What is being asked >>
The listing below should be printed exactly, every line of it. Skip the pictures.

____________

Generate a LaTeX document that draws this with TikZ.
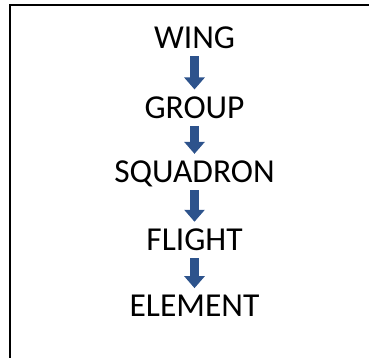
\documentclass[tikz,border=0pt]{standalone}
\usepackage{fontspec}
\setmainfont{Carlito}
\usepackage{tikz}
\usetikzlibrary{arrows.meta,positioning}
\definecolor{arrowblue}{RGB}{45,83,140}

\begin{document}
\begin{tikzpicture}[
    x=1pt, y=-1pt,
    font=\fontsize{33.5}{40}\selectfont,
    rank/.style={
		rectangle,
		inner sep=0pt,
		text height=21.5pt,
		text depth=0pt,
		text=black
	},
	down/.style={
		draw=arrowblue,
		line width=9pt,
		-{Triangle[width=20pt,length=12pt]},
		shorten <=7.5pt,
		shorten >=7pt
	},
	frame/.style={
		draw=black,
		line width=2pt
	}
  ]
  \useasboundingbox (0,0) rectangle (369,358);
    % the open frame round the list
  \draw [frame] (10,358) -- (10,5) -- (369,5);

    % We start by placing the ranks
  \node [rank] (wing) at (194.5,38) {WING};
  \node [rank, below=47.5pt of wing] (group) {GROUP};
  \node [rank, below=42.5pt of group] (squadron) {SQUADRON};
  \node [rank, below=46pt of squadron] (flight) {FLIGHT};
  \node [rank, below=44.5pt of flight] (element) {ELEMENT};

 \draw [down] (wing) -- (group);
 \draw [down] (group) -- (squadron);
 \draw [down] (squadron) -- (flight);
 \draw [down] (flight) -- (element);

\end{tikzpicture}
\end{document}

____________

Response for this exercise >>
Generate a LaTeX document that draws this with TikZ.
\documentclass[tikz,border=0pt]{standalone}
\usepackage{fontspec}
\setmainfont{Carlito}
\usepackage{tikz}
\usetikzlibrary{arrows.meta,positioning}
\definecolor{arrowblue}{RGB}{45,83,140}

\begin{document}
\begin{tikzpicture}[
    x=1pt, y=-1pt,
    font=\fontsize{33.5}{40}\selectfont,
    rank/.style={
		rectangle,
		inner sep=0pt,
		text height=21.5pt,
		text depth=0pt,
		text=black
	},
	down/.style={
		draw=arrowblue,
		line width=9pt,
		-{Triangle[width=20pt,length=12pt]},
		shorten <=7.5pt,
		shorten >=7pt
	},
	frame/.style={
		draw=black,
		line width=2pt
	}
  ]
  \useasboundingbox (0,0) rectangle (369,358);
    % the open frame round the list
  \draw [frame] (10,358) -- (10,5) -- (369,5);

    % We start by placing the ranks
  \node [rank] (wing) at (194.5,38) {WING};
  \node [rank, below=47.5pt of wing] (group) {GROUP};
  \node [rank, below=42.5pt of group] (squadron) {SQUADRON};
  \node [rank, below=46pt of squadron] (flight) {FLIGHT};
  \node [rank, below=44.5pt of flight] (element) {ELEMENT};

 \draw [down] (wing) -- (group);
 \draw [down] (group) -- (squadron);
 \draw [down] (squadron) -- (flight);
 \draw [down] (flight) -- (element);

\end{tikzpicture}
\end{document}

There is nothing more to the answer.